L'AFP a contacté le Comité international olympique à plusieurs reprises à ce sujet, mais n'avait pas reçu de réponse au moment de la publication de cet article.

Des règles olympiques encadrant les gestes politiques pendant les Jeux

De façon générale, la Charte olympique (archivée ici) prône "le principe de neutralité politique", inscrite dans les principes fondamentaux de l'Olympisme.

Son article 50.2 précise qu'"aucune sorte de démonstration ou de propagande politique, religieuse ou raciale n'est autorisée dans un lieu, site ou autre emplacement olympique". Cette règle s'applique à tous les athlètes en compétition et ne vise aucune délégation ou athlète en particulier.

En parallèle, l'article 40.2 de la Charte indique que "tous les concurrents, officiels d'équipe ou autres membres du personnel d'équipes participant aux Jeux Olympiques jouiront de la liberté d'expression dans le respect des valeurs olympiques et des principes fondamentaux de l'Olympisme, et conformément aux Directives établies par la commission exécutive du CIO".

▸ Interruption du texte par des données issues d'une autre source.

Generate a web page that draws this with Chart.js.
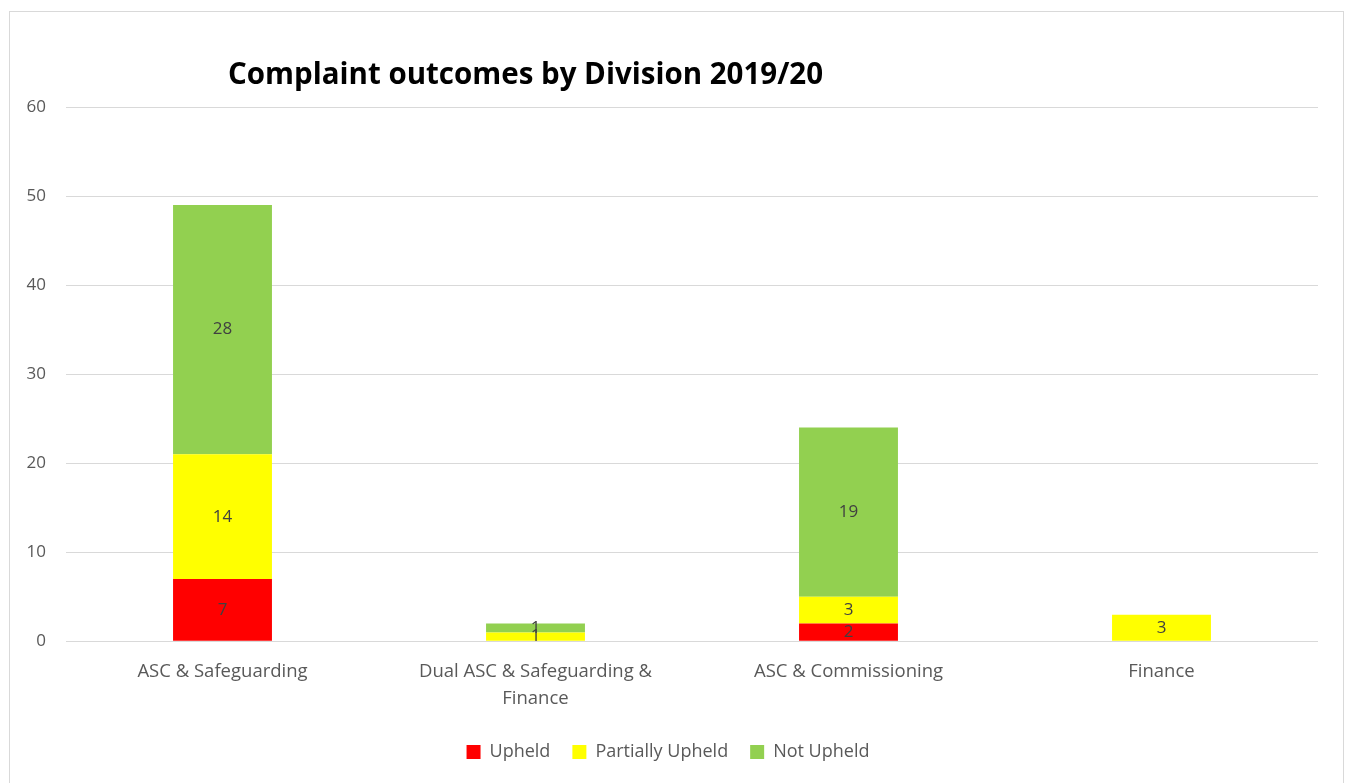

La directive olympique sur l'expression des athlètes publiée pour les Jeux de cette année précise en outre que les participants ont la possibilité d'exprimer leurs opinions personnelles auprès des médias présents aux Jeux olympiques ou par le biais des réseaux sociaux. 

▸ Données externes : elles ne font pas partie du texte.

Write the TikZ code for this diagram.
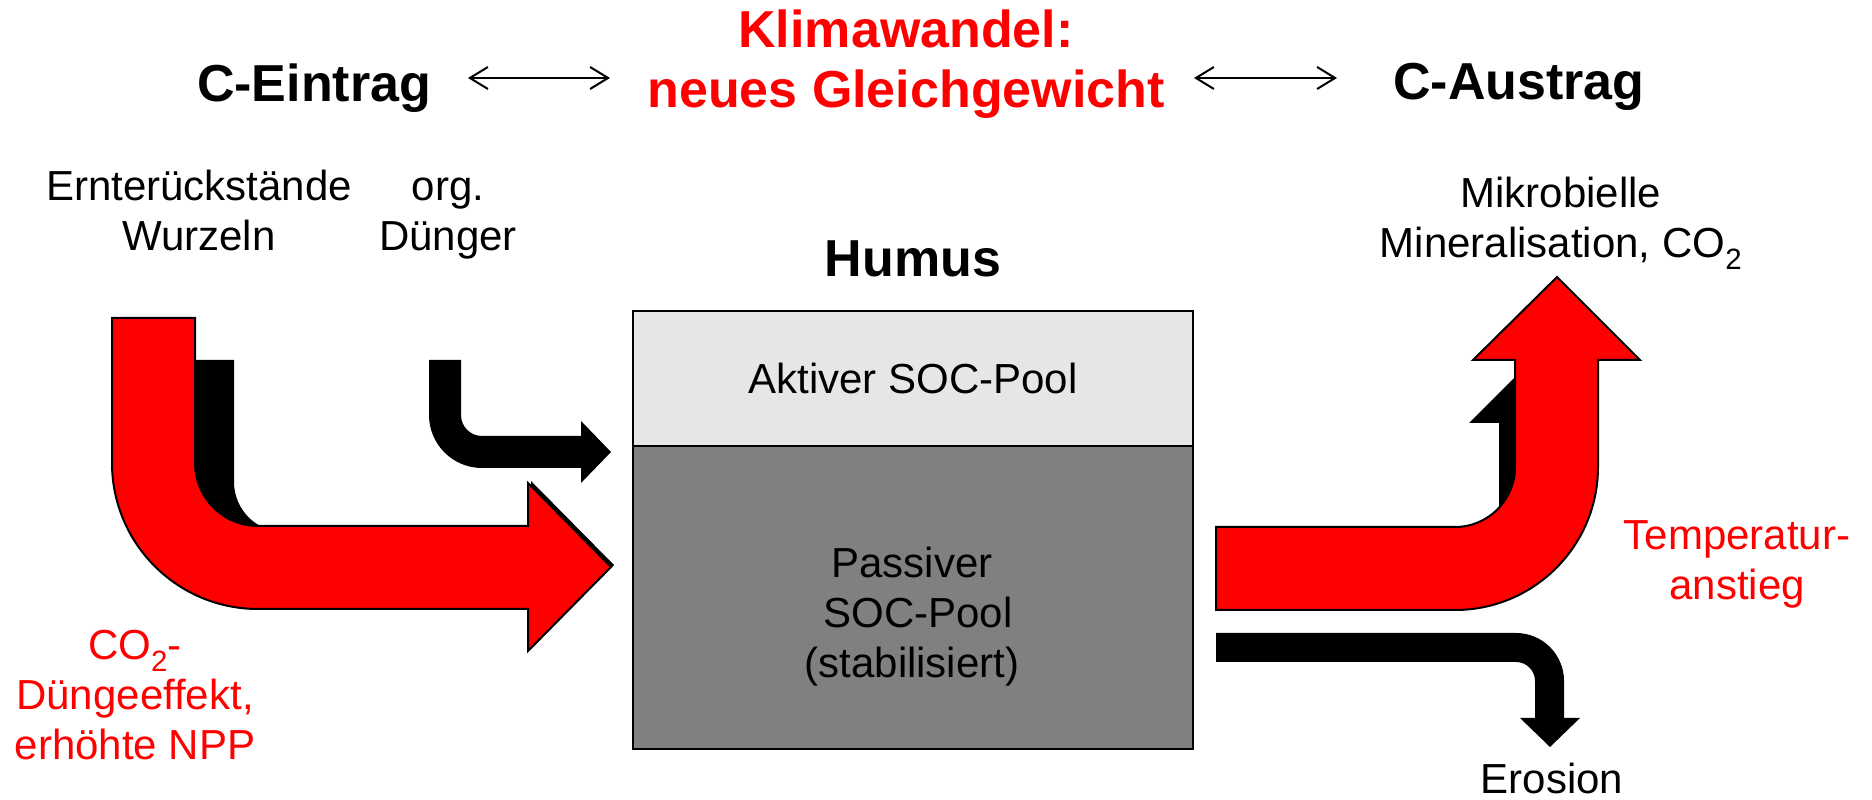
\documentclass[tikz,border=0pt]{standalone}
\usepackage{fontspec}
\setmainfont{Liberation Sans}
\usetikzlibrary{positioning,arrows.meta}
\definecolor{aktivgray}{HTML}{E6E6E6}
\definecolor{passivgray}{HTML}{808080}

\begin{document}
\begin{tikzpicture}[x=1pt,y=1pt]
        \tikzstyle{every node}=[inner sep=0pt, align=center]
        \tikzstyle{txt}=[font=\fontsize{42}{50}\selectfont]
        \tikzstyle{head}=[font=\fontsize{52}{60}\selectfont\bfseries]
        \tikzstyle{pool}=[draw, line width=2pt, minimum width=560pt]
        \tikzstyle{redflow}=[fill=red, draw=black, line width=2pt]
        \tikzstyle{blackflow}=[fill=black]
        \tikzstyle{dbl}=[line width=2pt, {Straight Barb[length=18pt,width=22pt]}-{Straight Barb[length=18pt,width=22pt]}]

        \useasboundingbox (0,0) rectangle (1872,800);

        \node (klima) [head, text=red, anchor=base] at (906,692) {Klimawandel:\\neues Gleichgewicht};
        \node (eintrag) [head, anchor=base] at (314,698) {C-Eintrag};
        \node (austrag) [head, anchor=base] at (1519,700) {C-Austrag};

        \coordinate (l1) at (468,722);
        \coordinate (l2) at (610,722);
        \coordinate (r1) at (1194,722);
        \coordinate (r2) at (1337,722);
        \draw[dbl] (l1) -- (l2);
        \draw[dbl] (r1) -- (r2);

        \node (ernte) [txt, anchor=base] at (199,549) {Ernterückstände\\Wurzeln};
        \node (org) [txt, anchor=base] at (448,549) {org.\\Dünger};
        \node (mikro) [txt, anchor=base] at (1561,542) {Mikrobielle\\Mineralisation, CO\textsubscript{2}};

        \node (aktiv) [pool, txt, fill=aktivgray, minimum height=135pt] at (913,421.5) {Aktiver SOC-Pool};
        \node (passiv) [pool, fill=passivgray, minimum height=303pt] at (913,202.5) {};
        \node (humus) [head, above=33pt of aktiv] {Humus};
        \node (passivtext) [txt, anchor=base] at (912,122) {Passiver\\\hspace*{.28em}SOC-Pool\\(stabilisiert)};

        \node (co2) [txt, text=red, anchor=base] at (135,40) {CO\textsubscript{2}-\\Düngeeffekt,\\erhöhte NPP};
        \node (temp) [txt, text=red, anchor=base] at (1737,200) {Temperatur-\\anstieg};
        \node (erosion) [txt, anchor=base] at (1552,6) {Erosion};

        \fill[blackflow] (159,440) -- (234,440) -- (234,318) arc (180:270:50) -- (531,268) -- (531,319) -- (614,235) -- (531,151) -- (531,193) -- (284,193) arc (270:180:125) -- cycle;
        \draw[redflow] (112,482) -- (195,482) -- (195,337) arc (180:270:63) -- (528,274) -- (528,317) -- (611,233) -- (528,149) -- (528,191) -- (258,191) arc (270:180:146) -- cycle;
        \fill[blackflow] (429,440) -- (461,440) -- (461,385) arc (180:270:21) -- (581,364) -- (581,379) -- (611,348) -- (581,317) -- (581,332) -- (482,332) arc (270:180:53) -- cycle;

        \fill[blackflow] (1220,266) -- (1479,266) arc (270:360:20) -- (1499,377) -- (1469,377) -- (1532,440) -- (1595,377) -- (1565,377) -- (1565,286) arc (0:-90:86) -- (1220,200) -- cycle;
        \draw[redflow] (1216,273) -- (1455,273) arc (270:360:60) -- (1515,440) -- (1473,440) -- (1557,523) -- (1640,440) -- (1598,440) -- (1598,333) arc (0:-90:143) -- (1216,190) -- cycle;
        \fill[blackflow] (1216,167) -- (1516,167) arc (90:0:48) -- (1564,82) -- (1580,82) -- (1550,53) -- (1520,82) -- (1535,82) -- (1535,119) arc (0:90:19) -- (1216,138) -- cycle;
\end{tikzpicture}
\end{document}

L'expression d'opinions personnelles est également autorisée "sur le terrain de jeu avant le début de la compétition" à condition qu'elle soit conforme aux principes olympiques fondamentaux et qu'elle ne soit pas "dirigée, directement ou indirectement, contre des personnes, des pays, des organisations et/ou leur dignité".

La limitation de diffusion d'opinions n'est imposée que "pendant les cérémonies officielles (y compris les cérémonies de remise des médailles olympiques, les cérémonies d'ouverture et de clôture), pendant la compétition sur le terrain de jeu et dans le village olympique".

Il est aussi précisé que les participants qui ne respectent pas ces règles peuvent faire l'objet d'une procédure disciplinaire du CIO, conformément à la Charte olympique.